Until then, thank you to each of you who are reading this. We thank you, wholeheartedly, for your thoughts, prayers, and support. 

Friday, July 6, 2012

Keeping it real

Lately, I feel like I have been going about my days, letting the reality of Wyatt's diagnosis fall to the wayside. I still think about it every single day. I still hurt about it every single day. But, I feel like I have just been letting myself pretend that it isn't real. The other day, I found myself suddenly thinking "oh sh&*, this is about to happen" as if I had never fathomed the idea before. It's astonishing to me how this diagnosis can just change in my brain like that. How I can be fine some days, in denial other days, and depressed the rest of the days. The information is all the same, nothing has changed, so how the heck is that possible?

About a week ago there was some issues at my work regarding the fact that I had Wyatt's flyer posted to my door. I had put a couple of flyers in our break room when they were first printed, and noticed about a week later that they were no longer in there. I assumed the cleaning people had thrown them away, and never replaced them because I figured everyone had seen them, and there was one on my office door if anyone was looking for the information. Turns out, that was not the case. I work with two people who have been diagnosed with, and are fighting cancer. And there is apparently a perception that the company is favoring me over them, because I had this flyer hanging up. The company has not done anything to help us, or the two cancer patients I work with. So I am not understanding where that came from. But, I was angry that I was being forced to take the flyer off of my door, which faces inward towards my office. I was angry for quite a few days, actually. But now, I have calmed down about it, and moved on. The flyer and ultrasound photos still sit in my office, they are just not posted up for people to see, only for me to see. And I have decided that aside from the couple of actual friends in my office, my co workers do not need to be informed about me, or Wyatt, or our situation. I don't want to, nor need to, deal with any "office drama" about the situation, especially since here in a couple of months, I won't really be around there.

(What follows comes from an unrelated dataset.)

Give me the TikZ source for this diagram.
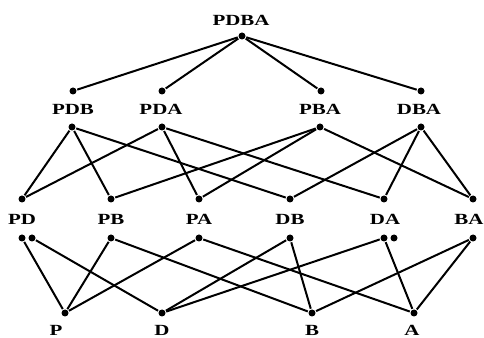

Other than that, things have been really good for us. The baby shower is just about finished up, as far as planning goes, and I am so excited for it to finally be party day (two more weeks!). We had a good, albeit different, 4th of July with some of our favorite people, and enjoyed the extra day off. Austyn continues to have a wonderful summer full of fun activities, and we are trying to stay cool :). We see the OB again in 2 weeks, and I am excited to check on Wyatt again. I am starting to feel the yuck of the third trimester, so being able to check on him will help me realize I am just in the third trimester, and nothing additional is wrong. He has been moving and kicking like a champion in there, so I think he is doing well. 

 

We have about 13 weeks left in the pregnancy, and while the "being pregnant is no fun" part of me feels like that is a REALLY long time, the "life is about to get even more scary" part of me realizes that Wyatt's arrival is just around the corner. And while his diagnosis, and planned surgeries and hospital stays, etc. scare the living daylights out of me, I am still excited to meet my 2nd son and to hold and kiss him. He's going to be beautiful and perfect, just like Austyn was the day he was born.